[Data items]
┌──
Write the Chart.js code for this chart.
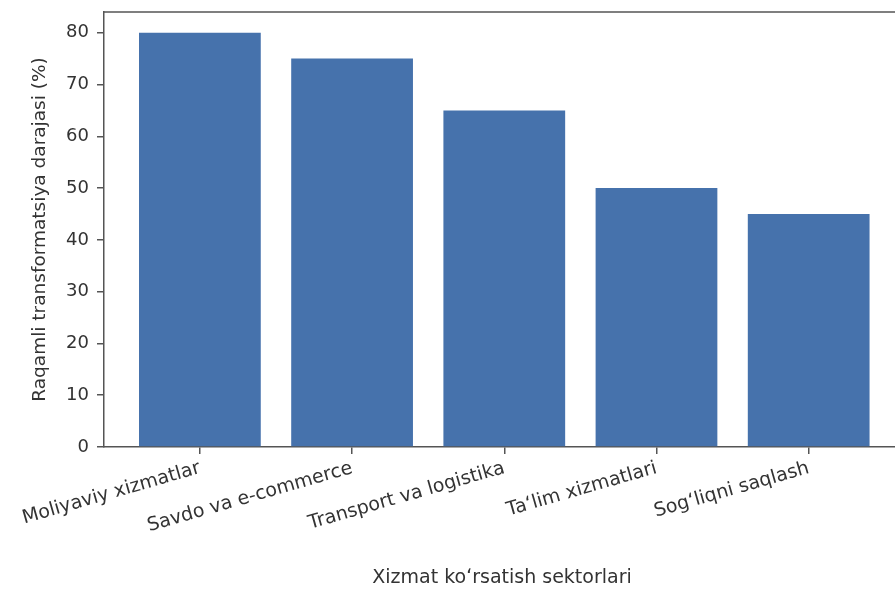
<!DOCTYPE html>
<html>
<head>
<meta charset="utf-8">
<script src="https://cdn.jsdelivr.net/npm/chart.js@4"></script>
<style>
  html, body { margin: 0; padding: 0; background: #fff; overflow: hidden; }
  #wrap { width: 900px; height: 592px; }
</style>
</head>
<body>
<div id="wrap"><canvas id="chart"></canvas></div>
<script>
const sectors = ['Moliyaviy xizmatlar', 'Savdo va e-commerce', 'Transport va logistika', 'Taʻlim xizmatlari', 'Sogʻliqni saqlash'];
const values = [80, 75, 65, 50, 45];
const yTicks = [0, 10, 20, 30, 40, 50, 60, 70, 80];

const axisColor = '#555';
const textColor = '#333';
const font = { family: 'DejaVu Sans', size: 18 };
const xFont = { family: 'DejaVu Sans', size: 19 };

// top/right spines, matplotlib style box
const frame = {
    id: 'frame',
    afterDraw(chart) {
        const a = chart.chartArea, ctx = chart.ctx;
        ctx.save();
        ctx.strokeStyle = axisColor;
        ctx.lineWidth = 1.5;
        ctx.beginPath();
        ctx.moveTo(a.left, a.top);
        ctx.lineTo(a.right, a.top);
        ctx.lineTo(a.right, a.bottom);
        ctx.stroke();
        ctx.restore();
    }
};

new Chart(document.getElementById('chart'), {
    type: 'bar',
    data: {
        datasets: [{
            data: values.map((v, i) => ({ x: i, y: v })),
            backgroundColor: '#4672ac',
            barPercentage: 0.8,
            categoryPercentage: 1.0
        }]
    },
    options: {
        responsive: true,
        maintainAspectRatio: false,
        animation: false,
        layout: { padding: { top: 12, right: 0, left: 0, bottom: 0 } },
        plugins: { legend: { display: false }, tooltip: { enabled: false } },
        scales: {
            x: {
                type: 'linear',
                offset: false,
                min: -0.63,
                max: 4.6,
                afterBuildTicks: scale => { scale.ticks = sectors.map((_, i) => ({ value: i })); },
                afterFit: scale => {
                    scale.height = 145;
                    scale.paddingLeft = 0;
                    scale.paddingRight = 0;
                },
                ticks: {
                    callback: v => sectors[v],
                    minRotation: 16,
                    maxRotation: 16,
                    autoSkip: false,
                    color: textColor,
                    font: xFont,
                    padding: 3
                },
                grid: { offset: false, drawOnChartArea: false, drawTicks: true, tickLength: 7, color: axisColor, lineWidth: 1.5 },
                border: { color: axisColor, width: 1.5 },
                title: {
                    display: true,
                    text: 'Xizmat koʻrsatish sektorlari',
                    color: textColor,
                    font: xFont,
                    padding: { top: 0, bottom: 3 }
                }
            },
            y: {
                min: 0,
                max: 84,
                afterBuildTicks: scale => { scale.ticks = yTicks.map(v => ({ value: v })); },
                afterFit: scale => {
                    scale.width = 104;
                    scale.paddingTop = 0;
                    scale.paddingBottom = 0;
                },
                ticks: { color: textColor, font: font, padding: 8 },
                grid: { drawOnChartArea: false, drawTicks: true, tickLength: 7, color: axisColor, lineWidth: 1.5 },
                border: { color: axisColor, width: 1.5 },
                title: {
                    display: true,
                    text: 'Raqamli transformatsiya darajasi (%)',
                    color: textColor,
                    font: { family: 'DejaVu Sans', size: 18.5 },
                    padding: { top: 29, bottom: 0 }
                }
            }
        }
    },
    plugins: [frame]
});
</script>
</body>
</html>
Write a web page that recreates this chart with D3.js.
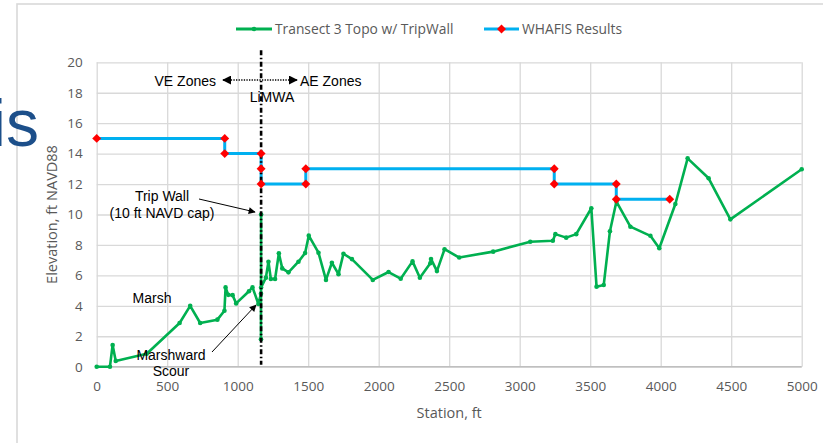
<!DOCTYPE html>
<html>
<head>
<meta charset="utf-8">
<title>Transect 3 WHAFIS</title>
<script src="https://d3js.org/d3.v7.min.js"></script>
<style>
    html, body {
        margin: 0;
        padding: 0;
        background: white;
        overflow: hidden;
    }
    .tick text {
        font-family: "Open Sans", sans-serif;
        fill: #595959;
    }
    .note {
        font-family: "Liberation Sans", Arial, sans-serif;
        font-size: 14px;
        fill: #000;
    }
</style>
</head>
<body>
<div id="graph"></div>

<script>
    // topo profile (station ft, elevation ft NAVD88)
    var topoStation = [0, 94, 113, 135, 355, 588, 663, 734, 856, 906, 914, 933, 964, 989, 1080, 1105, 1147,
        1165, 1165, 1166, 1166, 1200, 1218, 1235, 1265, 1292, 1316, 1360, 1431, 1478, 1504, 1573, 1626,
        1668, 1715, 1750, 1810, 1958, 2070, 2156, 2240, 2292, 2366, 2371, 2413, 2467, 2571, 2812, 3075,
        3235, 3253, 3330, 3401, 3508, 3545, 3596, 3640, 3686, 3785, 3927, 3990, 4104, 4191, 4340, 4494, 5000];
    var topoElev = [0, 0, 1.43, 0.38, 0.85, 2.87, 4.0, 2.87, 3.09, 3.68, 5.21, 4.72, 4.7, 4.16, 4.96, 5.21, 4.12,
        4.8, 1.8, 10, 5.2, 5.85, 6.9, 5.76, 5.76, 7.45, 6.46, 6.2, 6.9, 7.47, 8.61, 7.49, 5.7,
        6.83, 6.08, 7.42, 7.07, 5.7, 6.22, 5.78, 6.92, 5.84, 6.8, 7.08, 6.28, 7.72, 7.17, 7.56, 8.21,
        8.28, 8.71, 8.48, 8.71, 10.41, 5.26, 5.37, 8.9, 10.85, 9.2, 8.6, 7.78, 10.69, 13.69, 12.38, 9.68, 12.97];

    // WHAFIS wave crest steps
    var whafisStation = [0, 908, 908, 1166, 1166, 1166, 1483, 1483, 3245, 3245, 3685, 3685, 4064];
    var whafisElev = [15, 15, 14, 14, 13, 12, 12, 13, 13, 12, 12, 11, 11];

    var xTicks = [0, 500, 1000, 1500, 2000, 2500, 3000, 3500, 4000, 4500, 5000];
    var yTicks = [0, 2, 4, 6, 8, 10, 12, 14, 16, 18, 20];

    var limwaStation = 1166;
    var seriesNames = ["Transect 3 Topo w/ TripWall", "WHAFIS Results"];

    var topoColor = "#00b050";
    var whafisColor = "#00b0f0";
    var diamondColor = "#ff0000";
    var gridColor = "#d9d9d9";

    var W = 823, H = 443;
    var margin = {top: 62.3, right: 21.3, bottom: 76.3, left: 96.7},
        width = W - margin.left - margin.right,
        height = H - margin.top - margin.bottom;

    var svg = d3.select("#graph")
        .append("svg")
            .attr("width", W)
            .attr("height", H);

    // outer chart frame (runs off the right/bottom of the view)
    svg.append("rect")
        .attr("x", 17).attr("y", 4)
        .attr("width", 900).attr("height", 500)
        .attr("fill", "none")
        .attr("stroke", gridColor)
        .attr("stroke-width", 1.6);

    var g = svg.append("g")
        .attr("transform", "translate(" + margin.left + "," + margin.top + ")");

    var x = d3.scaleLinear().domain([0, 5000]).range([0, width]);
    var y = d3.scaleLinear().domain([0, 20]).range([height, 0]);

    // gridlines + tick labels
    var yAxis = d3.axisLeft(y).tickValues(yTicks).tickSize(-width).tickPadding(14);
    g.append("g").call(yAxis)
        .call(function(s) {
            s.select(".domain").remove();
            s.selectAll(".tick line").attr("stroke", gridColor).attr("stroke-width", 1.3);
            s.selectAll(".tick text").style("font-size", "13.5px");
        });

    var xAxis = d3.axisBottom(x).tickValues(xTicks).tickFormat(d3.format("d")).tickSize(-height).tickPadding(15);
    g.append("g").attr("transform", "translate(0," + height + ")").call(xAxis)
        .call(function(s) {
            s.select(".domain").remove();
            s.selectAll(".tick line").attr("stroke", gridColor).attr("stroke-width", 1.3);
            s.selectAll(".tick text").style("font-size", "13.5px");
        });

    // baseline at 0
    g.append("line")
        .attr("x1", 0).attr("x2", width)
        .attr("y1", y(0)).attr("y2", y(0))
        .attr("stroke", "#bfbfbf").attr("stroke-width", 1.6);

    // axis titles
    svg.append("text")
        .attr("x", margin.left + width / 2).attr("y", 418)
        .attr("text-anchor", "middle")
        .style("font-family", "Open Sans, sans-serif").style("font-size", "14.5px")
        .attr("fill", "#595959")
        .text("Station, ft");

    svg.append("text")
        .attr("transform", "translate(57," + (margin.top + height / 2) + ") rotate(-90)")
        .attr("text-anchor", "middle")
        .style("font-family", "Open Sans, sans-serif").style("font-size", "14.5px")
        .attr("fill", "#595959")
        .text("Elevation, ft NAVD88");

    // whafis step line
    var whafis = whafisStation.map(function(d, i) { return [d, whafisElev[i]]; });
    var topo = topoStation.map(function(d, i) { return [d, topoElev[i]]; });

    var line = d3.line()
        .x(function(d) { return x(d[0]); })
        .y(function(d) { return y(d[1]); });

    g.append("path")
        .datum(whafis)
        .attr("d", line)
        .attr("fill", "none")
        .attr("stroke", whafisColor)
        .attr("stroke-width", 3)
        .attr("stroke-linejoin", "round");

    // topo
    g.append("path")
        .datum(topo)
        .attr("d", line)
        .attr("fill", "none")
        .attr("stroke", topoColor)
        .attr("stroke-width", 2.6)
        .attr("stroke-linejoin", "round");

    g.selectAll(".topoDot")
        .data(topo)
        .enter()
        .append("circle")
            .attr("class", "topoDot")
            .attr("cx", function(d) { return x(d[0]); })
            .attr("cy", function(d) { return y(d[1]); })
            .attr("r", 2.3)
            .attr("fill", topoColor);

    // LiMWA dash-dot line
    g.append("line")
        .attr("x1", x(limwaStation)).attr("x2", x(limwaStation))
        .attr("y1", -12).attr("y2", height - 2)
        .attr("stroke", "#000")
        .attr("stroke-width", 2.6)
        .attr("stroke-dasharray", "5,2.5,1.5,2.5");

    var diamond = d3.symbol().type(d3.symbolSquare).size(40);
    g.selectAll(".diamond")
        .data(whafis)
        .enter()
        .append("path")
            .attr("class", "diamond")
            .attr("d", diamond)
            .attr("transform", function(d) { return "translate(" + x(d[0]) + "," + y(d[1]) + ") rotate(45)"; })
            .attr("fill", diamondColor);

    // arrowheads
    var defs = svg.append("defs");
    defs.append("marker")
        .attr("id", "head")
        .attr("viewBox", "0 0 10 10")
        .attr("refX", 9).attr("refY", 5)
        .attr("markerWidth", 9).attr("markerHeight", 9)
        .attr("markerUnits", "userSpaceOnUse")
        .attr("orient", "auto-start-reverse")
        .append("path")
            .attr("d", "M0,0L10,5L0,10Z")
            .attr("fill", "#000");
    defs.append("marker")
        .attr("id", "headSmall")
        .attr("viewBox", "0 0 10 10")
        .attr("refX", 9).attr("refY", 5)
        .attr("markerWidth", 8).attr("markerHeight", 7)
        .attr("markerUnits", "userSpaceOnUse")
        .attr("orient", "auto")
        .append("path")
            .attr("d", "M0,0L10,5L0,10Z")
            .attr("fill", "#000");

    // zone annotations
    svg.append("line")
        .attr("x1", 223).attr("x2", 297).attr("y1", 80).attr("y2", 80)
        .attr("stroke", "#000").attr("stroke-width", 1.3)
        .attr("stroke-dasharray", "1.3,1.3")
        .attr("marker-start", "url(#head)")
        .attr("marker-end", "url(#head)");

    svg.append("text").attr("class", "note").attr("x", 216).attr("y", 86).attr("text-anchor", "end").text("VE Zones");
    svg.append("text").attr("class", "note").attr("x", 300).attr("y", 86).text("AE Zones");
    svg.append("text").attr("class", "note").attr("x", 272).attr("y", 102).attr("text-anchor", "middle").text("LiMWA");

    svg.append("text").attr("class", "note").attr("x", 162).attr("y", 201).attr("text-anchor", "middle").text("Trip Wall");
    svg.append("text").attr("class", "note").attr("x", 162).attr("y", 218).attr("text-anchor", "middle").text("(10 ft NAVD cap)");
    svg.append("line")
        .attr("x1", 199).attr("y1", 199).attr("x2", 255).attr("y2", 212)
        .attr("stroke", "#000").attr("stroke-width", 1)
        .attr("marker-end", "url(#headSmall)");

    svg.append("text").attr("class", "note").attr("x", 152).attr("y", 303).attr("text-anchor", "middle").text("Marsh");
    svg.append("text").attr("class", "note").attr("x", 171).attr("y", 360).attr("text-anchor", "middle").text("Marshward");
    svg.append("text").attr("class", "note").attr("x", 171).attr("y", 376).attr("text-anchor", "middle").text("Scour");
    svg.append("line")
        .attr("x1", 212).attr("y1", 352).attr("x2", 256).attr("y2", 305)
        .attr("stroke", "#000").attr("stroke-width", 1)
        .attr("marker-end", "url(#headSmall)");

    // legend
    var legend = svg.append("g").attr("transform", "translate(0,29)");
    legend.append("line").attr("x1", 236).attr("x2", 272).attr("y1", 0).attr("y2", 0)
        .attr("stroke", topoColor).attr("stroke-width", 3);
    legend.append("circle").attr("cx", 254).attr("cy", 0).attr("r", 2.3).attr("fill", topoColor);
    legend.append("text").attr("x", 275).attr("dy", "0.35em")
        .style("font-family", "Open Sans, sans-serif").style("font-size", "13.8px")
        .attr("fill", "#595959").text(seriesNames[0]);

    legend.append("line").attr("x1", 484).attr("x2", 519).attr("y1", 0).attr("y2", 0)
        .attr("stroke", whafisColor).attr("stroke-width", 3);
    legend.append("path").attr("d", diamond).attr("transform", "translate(501.5,0) rotate(45)").attr("fill", diamondColor);
    legend.append("text").attr("x", 522).attr("dy", "0.35em")
        .style("font-family", "Open Sans, sans-serif").style("font-size", "13.8px")
        .attr("fill", "#595959").text(seriesNames[1]);

    // slide title fragment behind the chart
    svg.append("text")
        .attr("x", 39).attr("y", 146)
        .attr("text-anchor", "end")
        .style("font-family", "Liberation Sans, Arial, sans-serif")
        .style("font-size", "66px")
        .attr("fill", "#1c4f8a")
        .text("is");
</script>
</body>
</html>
└──
*SET EXERCISE*
Go through the data and gather every line that holds "Write".

*EXERCISE RESPONSE*
Write the Chart.js code for this chart.
Write a web page that recreates this chart with D3.js.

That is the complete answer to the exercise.